[Entries with chart source code]
○ ○ ○ ○
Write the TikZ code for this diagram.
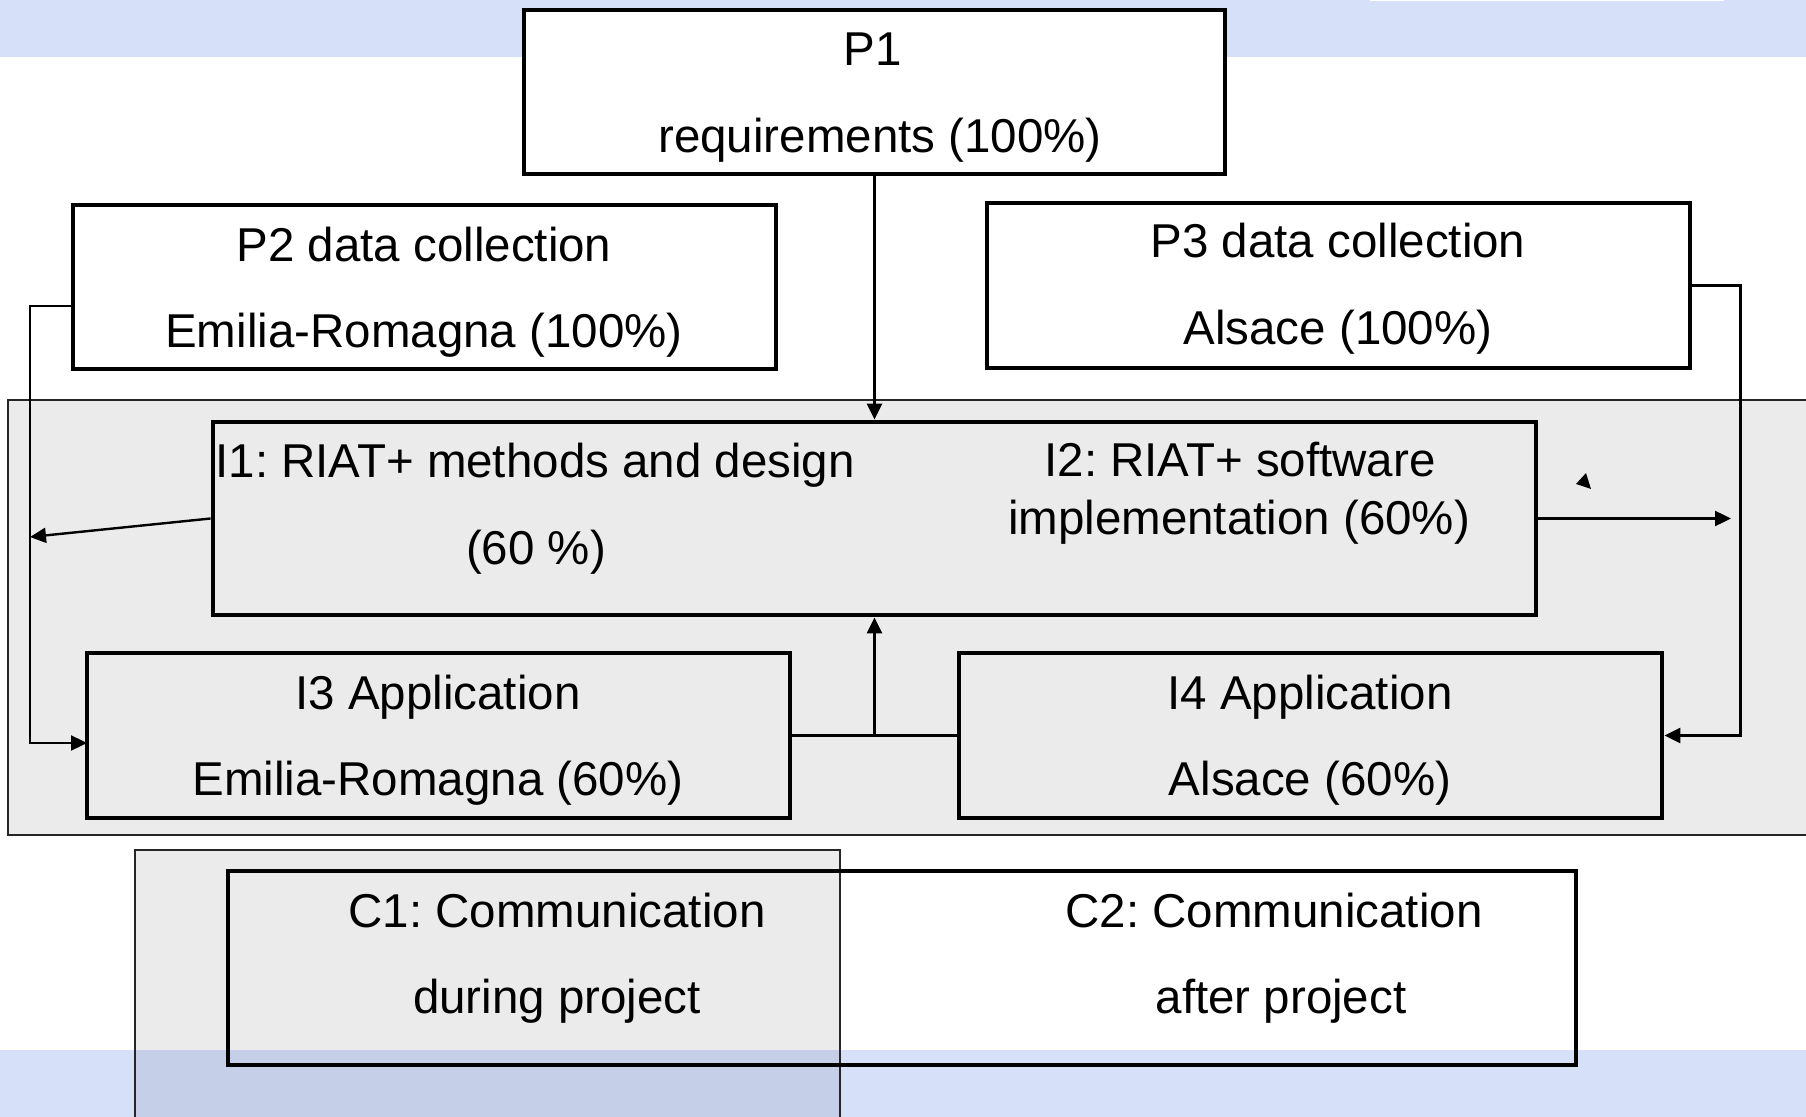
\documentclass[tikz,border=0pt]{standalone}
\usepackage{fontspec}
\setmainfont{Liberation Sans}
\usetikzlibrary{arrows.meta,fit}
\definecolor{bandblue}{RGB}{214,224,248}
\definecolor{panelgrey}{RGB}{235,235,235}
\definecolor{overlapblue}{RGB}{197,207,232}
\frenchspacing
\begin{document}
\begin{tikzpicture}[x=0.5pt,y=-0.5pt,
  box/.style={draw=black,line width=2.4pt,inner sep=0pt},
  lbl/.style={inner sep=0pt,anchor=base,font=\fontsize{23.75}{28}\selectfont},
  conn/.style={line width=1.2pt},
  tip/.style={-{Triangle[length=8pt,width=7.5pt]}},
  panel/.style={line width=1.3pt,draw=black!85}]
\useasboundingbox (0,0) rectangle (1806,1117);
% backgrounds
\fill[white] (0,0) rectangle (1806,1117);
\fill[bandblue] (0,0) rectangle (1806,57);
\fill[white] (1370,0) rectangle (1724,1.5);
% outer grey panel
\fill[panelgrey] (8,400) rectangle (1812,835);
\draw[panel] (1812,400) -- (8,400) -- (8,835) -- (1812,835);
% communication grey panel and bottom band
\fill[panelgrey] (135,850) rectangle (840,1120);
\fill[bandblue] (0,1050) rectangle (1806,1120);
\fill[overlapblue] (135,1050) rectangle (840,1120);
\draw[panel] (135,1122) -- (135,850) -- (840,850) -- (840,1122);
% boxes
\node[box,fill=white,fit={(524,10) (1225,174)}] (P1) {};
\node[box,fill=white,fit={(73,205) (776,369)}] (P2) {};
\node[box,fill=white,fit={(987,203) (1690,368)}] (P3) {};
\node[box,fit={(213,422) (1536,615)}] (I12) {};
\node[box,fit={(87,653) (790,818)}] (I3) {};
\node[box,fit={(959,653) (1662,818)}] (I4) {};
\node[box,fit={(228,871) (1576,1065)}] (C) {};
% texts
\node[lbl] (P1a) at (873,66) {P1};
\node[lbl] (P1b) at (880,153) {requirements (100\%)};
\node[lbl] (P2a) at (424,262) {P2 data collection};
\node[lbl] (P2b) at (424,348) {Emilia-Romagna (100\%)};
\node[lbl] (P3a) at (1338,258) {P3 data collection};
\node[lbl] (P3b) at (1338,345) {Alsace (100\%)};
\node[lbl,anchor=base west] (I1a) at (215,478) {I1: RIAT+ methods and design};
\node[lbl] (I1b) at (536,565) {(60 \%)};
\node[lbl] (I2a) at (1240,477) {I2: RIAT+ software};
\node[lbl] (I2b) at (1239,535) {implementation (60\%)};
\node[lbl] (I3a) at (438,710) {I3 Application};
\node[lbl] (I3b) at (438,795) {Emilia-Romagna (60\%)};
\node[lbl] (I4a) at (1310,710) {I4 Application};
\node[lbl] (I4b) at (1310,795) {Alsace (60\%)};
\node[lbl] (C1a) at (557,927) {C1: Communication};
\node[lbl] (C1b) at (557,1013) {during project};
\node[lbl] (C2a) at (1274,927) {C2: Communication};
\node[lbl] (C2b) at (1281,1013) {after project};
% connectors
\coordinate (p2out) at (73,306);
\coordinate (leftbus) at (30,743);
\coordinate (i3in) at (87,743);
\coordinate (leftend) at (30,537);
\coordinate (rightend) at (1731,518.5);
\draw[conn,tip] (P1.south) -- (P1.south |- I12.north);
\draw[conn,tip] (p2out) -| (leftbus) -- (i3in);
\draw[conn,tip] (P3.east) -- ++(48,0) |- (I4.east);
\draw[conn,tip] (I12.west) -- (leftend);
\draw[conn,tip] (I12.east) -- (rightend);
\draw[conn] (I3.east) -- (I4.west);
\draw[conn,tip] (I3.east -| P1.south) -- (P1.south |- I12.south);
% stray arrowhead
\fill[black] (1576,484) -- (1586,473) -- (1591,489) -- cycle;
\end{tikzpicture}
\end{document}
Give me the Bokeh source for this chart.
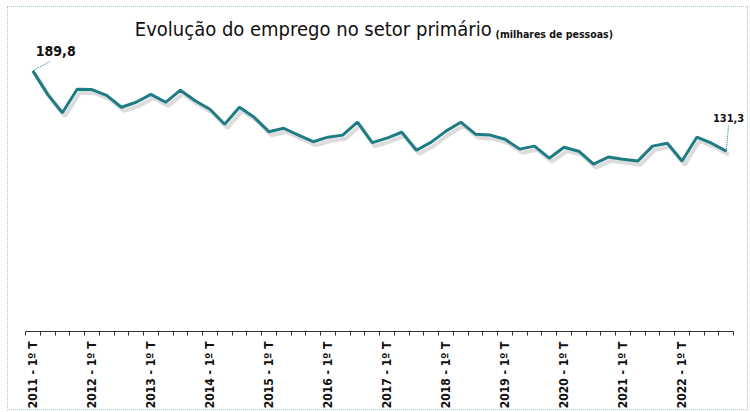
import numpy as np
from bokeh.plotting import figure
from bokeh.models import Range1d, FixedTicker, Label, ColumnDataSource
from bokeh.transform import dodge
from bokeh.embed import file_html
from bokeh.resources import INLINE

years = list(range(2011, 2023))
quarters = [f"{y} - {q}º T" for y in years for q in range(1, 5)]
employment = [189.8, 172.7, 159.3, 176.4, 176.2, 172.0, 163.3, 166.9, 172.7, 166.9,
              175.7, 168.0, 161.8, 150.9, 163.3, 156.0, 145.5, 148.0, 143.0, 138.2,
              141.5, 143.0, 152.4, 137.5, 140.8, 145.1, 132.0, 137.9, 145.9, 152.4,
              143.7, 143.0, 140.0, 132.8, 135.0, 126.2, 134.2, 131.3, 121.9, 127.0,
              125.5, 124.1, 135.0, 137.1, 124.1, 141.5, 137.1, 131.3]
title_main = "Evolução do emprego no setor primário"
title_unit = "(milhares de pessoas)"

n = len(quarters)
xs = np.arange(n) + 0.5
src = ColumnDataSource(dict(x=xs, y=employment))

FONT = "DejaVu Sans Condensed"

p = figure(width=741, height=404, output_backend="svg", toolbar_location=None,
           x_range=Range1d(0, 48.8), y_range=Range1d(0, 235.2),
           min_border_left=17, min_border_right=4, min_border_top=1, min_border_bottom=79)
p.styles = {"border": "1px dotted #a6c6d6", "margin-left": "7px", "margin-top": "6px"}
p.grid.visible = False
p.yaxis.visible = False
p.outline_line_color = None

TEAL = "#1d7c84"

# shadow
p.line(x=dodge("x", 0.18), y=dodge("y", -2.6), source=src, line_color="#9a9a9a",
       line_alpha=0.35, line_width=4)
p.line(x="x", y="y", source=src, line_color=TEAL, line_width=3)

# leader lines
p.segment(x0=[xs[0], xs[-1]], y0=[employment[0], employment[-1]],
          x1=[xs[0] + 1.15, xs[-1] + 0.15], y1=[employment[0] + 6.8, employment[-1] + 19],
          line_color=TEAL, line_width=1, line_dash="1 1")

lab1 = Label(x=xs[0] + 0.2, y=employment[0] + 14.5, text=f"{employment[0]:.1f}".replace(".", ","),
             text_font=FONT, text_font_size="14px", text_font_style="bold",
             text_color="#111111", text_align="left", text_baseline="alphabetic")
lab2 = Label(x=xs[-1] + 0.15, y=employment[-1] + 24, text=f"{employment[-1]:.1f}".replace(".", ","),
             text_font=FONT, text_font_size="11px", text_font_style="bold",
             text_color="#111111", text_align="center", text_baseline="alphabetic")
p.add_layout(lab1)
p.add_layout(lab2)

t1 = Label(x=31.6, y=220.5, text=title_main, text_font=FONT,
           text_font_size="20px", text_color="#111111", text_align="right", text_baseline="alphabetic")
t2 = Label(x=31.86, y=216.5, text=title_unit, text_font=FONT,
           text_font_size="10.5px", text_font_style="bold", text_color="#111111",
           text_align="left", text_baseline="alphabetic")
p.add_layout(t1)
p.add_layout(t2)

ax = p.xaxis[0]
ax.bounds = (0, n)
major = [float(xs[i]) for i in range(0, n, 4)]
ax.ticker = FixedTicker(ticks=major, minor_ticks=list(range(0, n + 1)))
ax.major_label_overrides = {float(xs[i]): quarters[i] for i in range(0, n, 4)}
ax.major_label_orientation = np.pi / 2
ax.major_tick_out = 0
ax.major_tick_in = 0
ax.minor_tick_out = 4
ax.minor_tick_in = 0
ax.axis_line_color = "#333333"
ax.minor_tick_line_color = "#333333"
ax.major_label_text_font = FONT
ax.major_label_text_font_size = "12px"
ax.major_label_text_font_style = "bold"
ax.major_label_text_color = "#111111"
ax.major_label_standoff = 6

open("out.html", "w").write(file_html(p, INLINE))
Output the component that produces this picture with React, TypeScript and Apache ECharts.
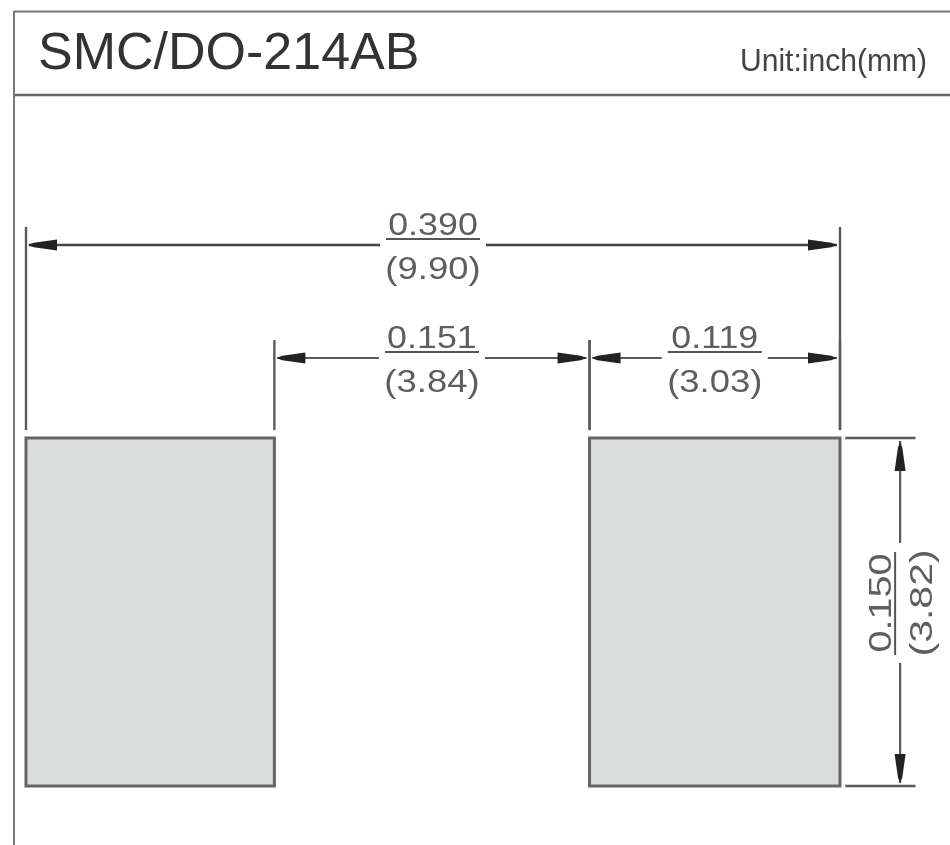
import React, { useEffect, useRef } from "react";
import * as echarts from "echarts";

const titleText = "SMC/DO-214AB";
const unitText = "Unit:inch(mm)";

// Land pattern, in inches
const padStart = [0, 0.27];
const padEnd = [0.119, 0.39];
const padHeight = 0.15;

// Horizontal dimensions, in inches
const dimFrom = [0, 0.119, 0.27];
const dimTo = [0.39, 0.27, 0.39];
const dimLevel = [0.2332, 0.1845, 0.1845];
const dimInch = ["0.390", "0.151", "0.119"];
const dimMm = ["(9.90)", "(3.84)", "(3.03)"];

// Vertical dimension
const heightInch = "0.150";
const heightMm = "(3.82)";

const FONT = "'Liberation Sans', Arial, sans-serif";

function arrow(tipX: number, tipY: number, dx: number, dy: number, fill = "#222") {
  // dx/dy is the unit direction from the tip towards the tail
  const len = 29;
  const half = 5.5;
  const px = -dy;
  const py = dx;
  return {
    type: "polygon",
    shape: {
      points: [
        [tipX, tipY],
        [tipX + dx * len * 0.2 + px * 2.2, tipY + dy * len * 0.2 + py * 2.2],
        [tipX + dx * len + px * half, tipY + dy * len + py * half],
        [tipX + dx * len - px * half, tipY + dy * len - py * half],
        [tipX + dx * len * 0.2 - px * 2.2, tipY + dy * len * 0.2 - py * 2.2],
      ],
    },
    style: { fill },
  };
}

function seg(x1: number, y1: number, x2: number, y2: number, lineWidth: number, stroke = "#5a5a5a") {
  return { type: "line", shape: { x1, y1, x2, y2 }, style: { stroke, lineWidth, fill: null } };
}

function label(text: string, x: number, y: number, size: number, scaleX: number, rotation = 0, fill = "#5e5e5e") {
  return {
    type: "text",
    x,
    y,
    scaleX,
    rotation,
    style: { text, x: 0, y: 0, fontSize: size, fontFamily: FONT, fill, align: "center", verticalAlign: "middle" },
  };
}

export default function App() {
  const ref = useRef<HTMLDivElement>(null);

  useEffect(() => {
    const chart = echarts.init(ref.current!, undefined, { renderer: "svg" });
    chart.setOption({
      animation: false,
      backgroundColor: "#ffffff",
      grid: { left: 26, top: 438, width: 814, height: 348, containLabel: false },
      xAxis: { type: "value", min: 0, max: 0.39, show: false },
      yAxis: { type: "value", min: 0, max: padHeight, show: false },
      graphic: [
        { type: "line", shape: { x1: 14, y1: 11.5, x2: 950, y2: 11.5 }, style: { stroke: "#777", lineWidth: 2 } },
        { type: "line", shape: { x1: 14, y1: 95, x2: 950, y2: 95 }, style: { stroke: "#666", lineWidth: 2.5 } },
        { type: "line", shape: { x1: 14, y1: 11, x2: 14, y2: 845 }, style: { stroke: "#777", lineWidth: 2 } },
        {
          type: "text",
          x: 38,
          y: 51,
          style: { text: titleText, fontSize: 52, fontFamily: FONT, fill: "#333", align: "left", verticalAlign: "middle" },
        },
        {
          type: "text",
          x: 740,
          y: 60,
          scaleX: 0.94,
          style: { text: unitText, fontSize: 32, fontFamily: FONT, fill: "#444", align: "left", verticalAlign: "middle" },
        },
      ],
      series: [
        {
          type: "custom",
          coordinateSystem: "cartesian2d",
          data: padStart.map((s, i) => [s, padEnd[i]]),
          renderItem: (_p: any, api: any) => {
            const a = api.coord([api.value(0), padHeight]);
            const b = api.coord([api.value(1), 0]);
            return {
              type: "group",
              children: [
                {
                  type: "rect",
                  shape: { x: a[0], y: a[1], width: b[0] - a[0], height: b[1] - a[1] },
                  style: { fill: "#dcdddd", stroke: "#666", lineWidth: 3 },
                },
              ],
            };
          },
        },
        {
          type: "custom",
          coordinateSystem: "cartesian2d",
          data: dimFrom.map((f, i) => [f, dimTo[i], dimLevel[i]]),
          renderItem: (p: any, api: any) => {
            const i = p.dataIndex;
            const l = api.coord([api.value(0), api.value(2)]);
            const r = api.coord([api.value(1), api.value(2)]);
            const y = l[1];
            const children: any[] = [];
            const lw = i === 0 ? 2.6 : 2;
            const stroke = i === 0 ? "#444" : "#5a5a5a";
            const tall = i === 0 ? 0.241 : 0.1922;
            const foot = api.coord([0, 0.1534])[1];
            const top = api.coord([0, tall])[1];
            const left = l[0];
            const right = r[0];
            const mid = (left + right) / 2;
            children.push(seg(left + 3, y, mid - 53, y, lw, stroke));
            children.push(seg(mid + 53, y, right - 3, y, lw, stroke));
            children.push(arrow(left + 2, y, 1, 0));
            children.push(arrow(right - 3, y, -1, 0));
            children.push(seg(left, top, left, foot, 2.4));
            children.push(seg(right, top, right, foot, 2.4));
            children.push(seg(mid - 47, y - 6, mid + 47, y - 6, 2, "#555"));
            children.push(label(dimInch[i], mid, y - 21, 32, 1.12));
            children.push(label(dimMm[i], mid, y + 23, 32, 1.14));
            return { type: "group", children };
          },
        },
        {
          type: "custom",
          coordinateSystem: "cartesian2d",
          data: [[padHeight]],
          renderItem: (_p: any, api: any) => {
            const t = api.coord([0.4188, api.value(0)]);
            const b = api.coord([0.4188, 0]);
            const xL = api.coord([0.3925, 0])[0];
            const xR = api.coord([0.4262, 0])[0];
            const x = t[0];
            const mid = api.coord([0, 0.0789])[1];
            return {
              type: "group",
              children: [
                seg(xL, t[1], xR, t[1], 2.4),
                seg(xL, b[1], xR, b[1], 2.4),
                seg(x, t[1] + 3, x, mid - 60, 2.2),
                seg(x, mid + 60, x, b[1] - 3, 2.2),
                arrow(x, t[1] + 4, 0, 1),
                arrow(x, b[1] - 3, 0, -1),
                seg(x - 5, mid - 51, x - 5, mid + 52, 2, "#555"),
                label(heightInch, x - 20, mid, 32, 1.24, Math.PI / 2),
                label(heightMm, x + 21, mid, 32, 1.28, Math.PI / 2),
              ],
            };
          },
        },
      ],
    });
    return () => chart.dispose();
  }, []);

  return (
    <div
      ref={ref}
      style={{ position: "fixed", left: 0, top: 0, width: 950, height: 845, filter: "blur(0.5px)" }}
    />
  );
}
○ ○ ○ ○
# [Goal]
Using the entries above, write out exactly the lines from the one with "Give me the Bokeh source for this chart." through the one with "from bokeh.resources import INLINE", ends included. Leave out any pictures.

# [Problem solution]
Give me the Bokeh source for this chart.
import numpy as np
from bokeh.plotting import figure
from bokeh.models import Range1d, FixedTicker, Label, ColumnDataSource
from bokeh.transform import dodge
from bokeh.embed import file_html
from bokeh.resources import INLINE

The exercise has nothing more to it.